_Aim of the exercise:_
Of the lines listed below, how many contain the string "this"? Answer with the number alone.

_Data records:_

================================

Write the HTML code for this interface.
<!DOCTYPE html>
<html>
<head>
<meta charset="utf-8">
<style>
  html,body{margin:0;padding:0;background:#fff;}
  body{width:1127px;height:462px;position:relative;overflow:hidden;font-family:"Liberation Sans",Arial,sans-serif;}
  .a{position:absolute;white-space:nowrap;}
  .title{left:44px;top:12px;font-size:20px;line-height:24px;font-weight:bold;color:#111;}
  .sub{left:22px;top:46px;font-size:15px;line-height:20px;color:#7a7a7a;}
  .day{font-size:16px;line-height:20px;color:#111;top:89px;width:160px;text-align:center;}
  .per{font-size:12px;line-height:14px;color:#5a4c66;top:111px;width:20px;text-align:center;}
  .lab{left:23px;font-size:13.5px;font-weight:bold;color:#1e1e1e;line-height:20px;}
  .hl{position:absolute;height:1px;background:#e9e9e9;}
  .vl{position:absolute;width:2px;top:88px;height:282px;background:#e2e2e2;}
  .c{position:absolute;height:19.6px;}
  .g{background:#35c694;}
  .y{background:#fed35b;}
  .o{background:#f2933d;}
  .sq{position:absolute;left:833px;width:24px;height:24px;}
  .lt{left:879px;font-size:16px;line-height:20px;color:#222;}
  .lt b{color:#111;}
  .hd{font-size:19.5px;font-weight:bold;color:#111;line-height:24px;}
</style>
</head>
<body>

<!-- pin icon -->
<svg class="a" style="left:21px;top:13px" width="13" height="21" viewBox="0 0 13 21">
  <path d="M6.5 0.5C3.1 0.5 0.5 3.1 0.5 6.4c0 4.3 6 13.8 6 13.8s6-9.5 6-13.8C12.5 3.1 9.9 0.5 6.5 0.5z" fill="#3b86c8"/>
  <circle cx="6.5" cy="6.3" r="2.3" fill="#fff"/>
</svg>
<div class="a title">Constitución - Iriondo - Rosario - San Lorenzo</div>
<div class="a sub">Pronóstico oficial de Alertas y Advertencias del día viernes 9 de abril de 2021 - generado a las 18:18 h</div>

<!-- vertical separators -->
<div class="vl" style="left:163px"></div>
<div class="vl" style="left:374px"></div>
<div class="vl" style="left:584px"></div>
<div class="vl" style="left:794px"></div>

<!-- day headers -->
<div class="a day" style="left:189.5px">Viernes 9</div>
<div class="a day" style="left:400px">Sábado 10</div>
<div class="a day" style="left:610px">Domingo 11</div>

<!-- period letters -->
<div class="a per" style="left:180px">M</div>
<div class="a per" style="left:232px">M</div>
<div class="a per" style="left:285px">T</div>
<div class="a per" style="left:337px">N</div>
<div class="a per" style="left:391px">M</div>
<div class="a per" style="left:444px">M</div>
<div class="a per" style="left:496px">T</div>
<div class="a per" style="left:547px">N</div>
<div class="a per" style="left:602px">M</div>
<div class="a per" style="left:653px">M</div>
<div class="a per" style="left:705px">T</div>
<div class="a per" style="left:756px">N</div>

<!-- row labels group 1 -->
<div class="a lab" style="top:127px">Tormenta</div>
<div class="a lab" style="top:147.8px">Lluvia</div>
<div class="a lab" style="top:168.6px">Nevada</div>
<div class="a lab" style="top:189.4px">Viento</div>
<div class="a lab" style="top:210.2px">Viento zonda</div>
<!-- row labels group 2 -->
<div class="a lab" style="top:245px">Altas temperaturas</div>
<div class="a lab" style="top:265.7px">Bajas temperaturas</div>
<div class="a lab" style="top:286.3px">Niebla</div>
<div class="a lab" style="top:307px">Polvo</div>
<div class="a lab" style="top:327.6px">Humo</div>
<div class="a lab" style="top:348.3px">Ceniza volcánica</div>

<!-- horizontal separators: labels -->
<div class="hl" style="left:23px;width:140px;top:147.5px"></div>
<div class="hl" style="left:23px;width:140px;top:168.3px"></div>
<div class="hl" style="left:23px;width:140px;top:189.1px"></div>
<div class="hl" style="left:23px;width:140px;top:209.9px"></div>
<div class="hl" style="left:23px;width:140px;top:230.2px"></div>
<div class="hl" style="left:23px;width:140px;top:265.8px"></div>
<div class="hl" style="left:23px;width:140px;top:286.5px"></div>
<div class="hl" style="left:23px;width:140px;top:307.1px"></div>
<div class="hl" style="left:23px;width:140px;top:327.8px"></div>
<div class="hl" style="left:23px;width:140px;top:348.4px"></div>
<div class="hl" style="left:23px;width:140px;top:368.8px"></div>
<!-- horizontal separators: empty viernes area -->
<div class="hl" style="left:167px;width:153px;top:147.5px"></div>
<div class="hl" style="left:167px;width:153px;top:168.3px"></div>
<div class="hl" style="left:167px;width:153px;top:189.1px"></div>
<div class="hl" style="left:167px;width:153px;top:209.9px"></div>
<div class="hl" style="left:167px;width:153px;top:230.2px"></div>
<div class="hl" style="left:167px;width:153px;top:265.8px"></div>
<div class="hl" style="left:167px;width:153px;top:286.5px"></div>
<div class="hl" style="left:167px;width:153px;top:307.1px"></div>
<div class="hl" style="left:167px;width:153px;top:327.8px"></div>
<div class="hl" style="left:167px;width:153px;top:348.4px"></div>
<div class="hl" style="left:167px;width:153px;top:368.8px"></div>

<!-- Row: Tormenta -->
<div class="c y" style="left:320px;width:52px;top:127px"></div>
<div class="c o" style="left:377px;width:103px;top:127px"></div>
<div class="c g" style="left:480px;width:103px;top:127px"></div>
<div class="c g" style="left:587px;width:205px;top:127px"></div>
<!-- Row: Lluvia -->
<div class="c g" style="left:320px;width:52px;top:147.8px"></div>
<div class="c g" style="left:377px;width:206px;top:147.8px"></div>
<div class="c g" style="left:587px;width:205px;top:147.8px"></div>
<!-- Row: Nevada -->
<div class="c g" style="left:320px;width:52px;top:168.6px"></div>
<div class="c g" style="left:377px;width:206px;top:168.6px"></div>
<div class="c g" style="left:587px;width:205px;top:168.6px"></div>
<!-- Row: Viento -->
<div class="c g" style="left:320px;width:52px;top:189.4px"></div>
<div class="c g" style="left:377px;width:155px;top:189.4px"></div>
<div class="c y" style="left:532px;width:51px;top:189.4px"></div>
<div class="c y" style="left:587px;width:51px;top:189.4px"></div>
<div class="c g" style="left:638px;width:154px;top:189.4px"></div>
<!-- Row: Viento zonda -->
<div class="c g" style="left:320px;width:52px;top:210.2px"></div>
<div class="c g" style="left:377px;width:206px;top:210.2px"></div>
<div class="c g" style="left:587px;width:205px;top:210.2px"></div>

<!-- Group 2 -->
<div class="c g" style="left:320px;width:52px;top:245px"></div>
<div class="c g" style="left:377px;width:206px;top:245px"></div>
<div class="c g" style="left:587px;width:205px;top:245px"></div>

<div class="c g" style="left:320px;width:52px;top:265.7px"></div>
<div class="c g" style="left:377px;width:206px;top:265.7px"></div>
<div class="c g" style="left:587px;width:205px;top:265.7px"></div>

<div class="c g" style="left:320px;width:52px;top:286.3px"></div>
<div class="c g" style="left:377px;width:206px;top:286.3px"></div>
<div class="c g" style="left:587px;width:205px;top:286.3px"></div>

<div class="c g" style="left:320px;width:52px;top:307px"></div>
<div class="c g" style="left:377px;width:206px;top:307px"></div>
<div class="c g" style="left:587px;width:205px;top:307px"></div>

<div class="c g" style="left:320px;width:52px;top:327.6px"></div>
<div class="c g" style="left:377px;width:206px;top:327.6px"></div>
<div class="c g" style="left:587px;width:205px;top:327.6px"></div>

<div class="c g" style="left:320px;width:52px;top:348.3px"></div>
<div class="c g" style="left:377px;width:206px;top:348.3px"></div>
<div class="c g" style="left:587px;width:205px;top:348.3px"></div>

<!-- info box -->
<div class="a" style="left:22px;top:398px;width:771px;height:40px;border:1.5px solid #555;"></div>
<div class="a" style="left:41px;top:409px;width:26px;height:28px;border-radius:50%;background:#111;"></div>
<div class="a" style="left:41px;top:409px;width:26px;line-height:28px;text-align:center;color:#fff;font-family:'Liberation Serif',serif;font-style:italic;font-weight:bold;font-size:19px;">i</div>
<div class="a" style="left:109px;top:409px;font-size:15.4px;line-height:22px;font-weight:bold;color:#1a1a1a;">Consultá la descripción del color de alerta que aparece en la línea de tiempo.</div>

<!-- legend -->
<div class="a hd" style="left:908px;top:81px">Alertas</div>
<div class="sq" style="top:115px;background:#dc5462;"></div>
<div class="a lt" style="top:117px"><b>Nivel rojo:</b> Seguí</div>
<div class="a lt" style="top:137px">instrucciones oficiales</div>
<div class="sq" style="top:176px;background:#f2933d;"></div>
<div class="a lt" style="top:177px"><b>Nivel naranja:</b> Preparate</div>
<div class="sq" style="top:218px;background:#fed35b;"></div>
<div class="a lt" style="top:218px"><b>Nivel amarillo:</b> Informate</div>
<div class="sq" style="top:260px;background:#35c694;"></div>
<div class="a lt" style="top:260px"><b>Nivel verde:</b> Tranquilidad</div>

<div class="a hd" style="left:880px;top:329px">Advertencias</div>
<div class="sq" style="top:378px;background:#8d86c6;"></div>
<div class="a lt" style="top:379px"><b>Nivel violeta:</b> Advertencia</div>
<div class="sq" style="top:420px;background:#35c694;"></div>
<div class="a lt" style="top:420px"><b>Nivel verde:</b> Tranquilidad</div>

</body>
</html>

================================

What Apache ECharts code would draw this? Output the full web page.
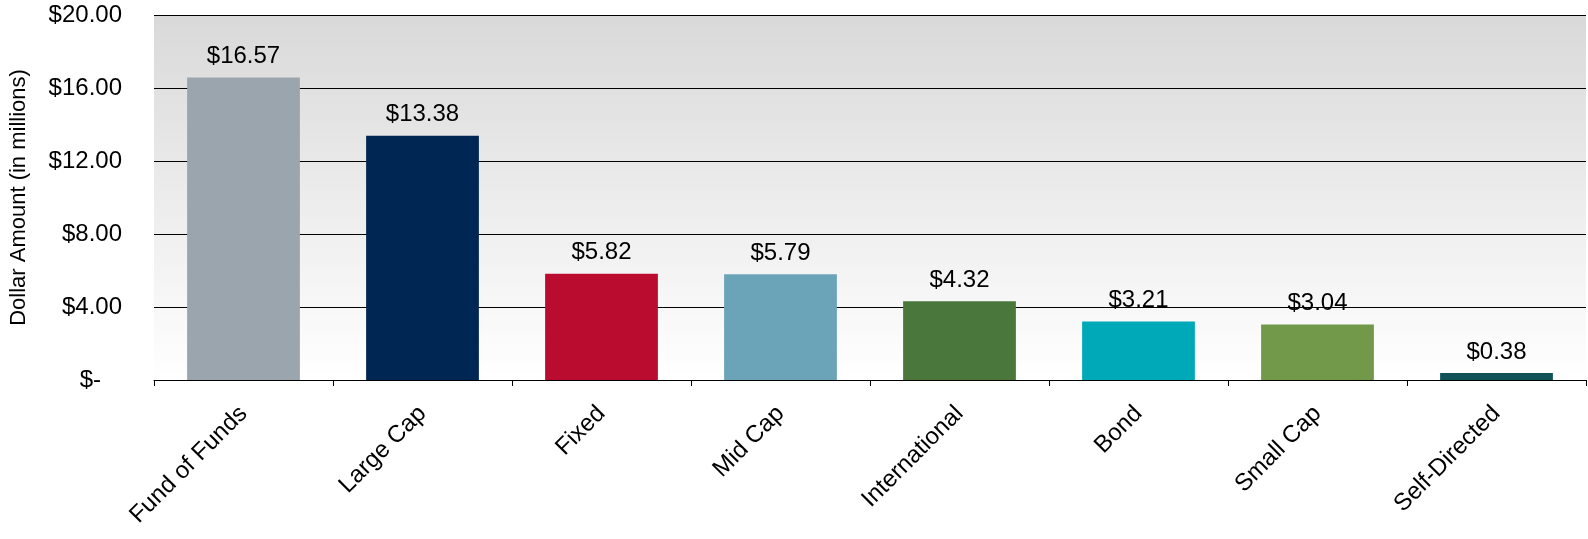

================================

_Right answer:_
2